Pour soutenir les enseignant·e·s non pas de manière structurelle mais ponctuelle, les ONG proposent des outils aux écoles. Seulement, le CEF met en évidence la difficulté des ONG à entrer dans certaines écoles suite à la réticence des PO. « En général, si le PO accepte l’intervention d’une ONG, les enseignants sont plus réceptifs ou du moins, moins récitants à aborder ce genre de thématique. » (Kevin Karena)

Soutien de la direction –> Outils pédagogiques/animations –> Intérêt des élèves –> soutien de la direction

Neutralité
D’une certaine manière, le décret Missions entre en conflit avec la neutralité de l’école et des enseignant·e·s.

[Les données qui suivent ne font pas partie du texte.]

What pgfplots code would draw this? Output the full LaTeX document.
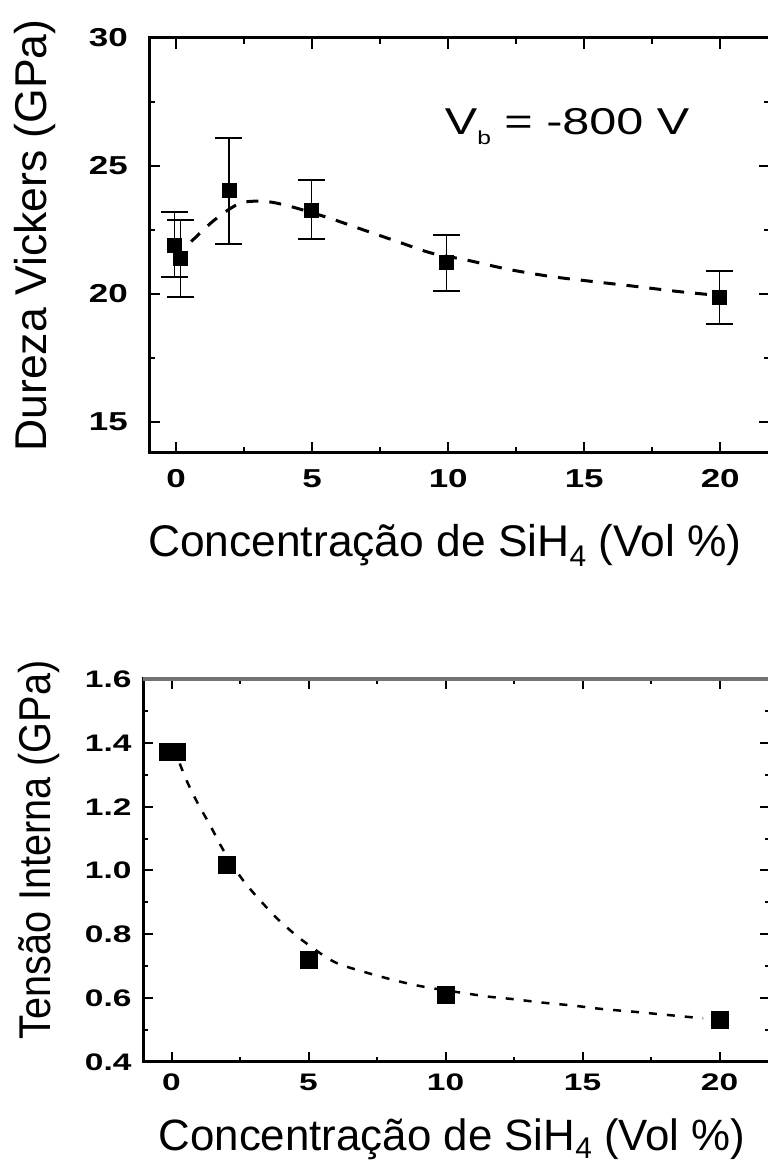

Pour Guillaume, les enseignant·e·s ne sont pas neutres, ils·elles ont leurs propres idées. « La neutralité ne consiste pas uniquement à étudier les choses objectivement. On peut mettre le point sur certaines valeurs tant qu’il y a un travail sur l’esprit critique. L’enseignant ne détient pas la « vérité vraie ». Les élèves peuvent avoir leurs avis. L’enseignant ne doit pas être partisan mais il peut dire quelles sont ses idées et ses positions. »

Conclusion
Tous les acteur·rice·s présents sont unanimes, l’’école doit faciliter et encourager l’engagement des jeunes. Mais pas un suivi sur le long terme est essentiel. Quel que soit le sujet de mobilisation, il est essentiel de commencer par identifier la situation problème. Dans un second temps, il faut poser une base scientifique et analyser le problème afin de comprendre le phénomène dans son ensemble, de manière locale et globale. Enfin, après avoir pris du recul, il faut imaginer et mettre en place avec les élèves une action citoyenne. Manifestations, conférences, actions locales, etc. : elles doivent être inclues dans un projet globale.

Pour finir, n’oublions pas les personnes, les enseignant·e·s qui investissent énormément de temps et d’énergie dans la coordination de ce genre de projet ambitieux. Peut-être que le Pacte d’Excellence sera une réponse à la pérennité de ces projets.


[1] Quoi de neuf est un moment prévu durant les heures de cours pour discuter de l’actualité, des humeurs, etc.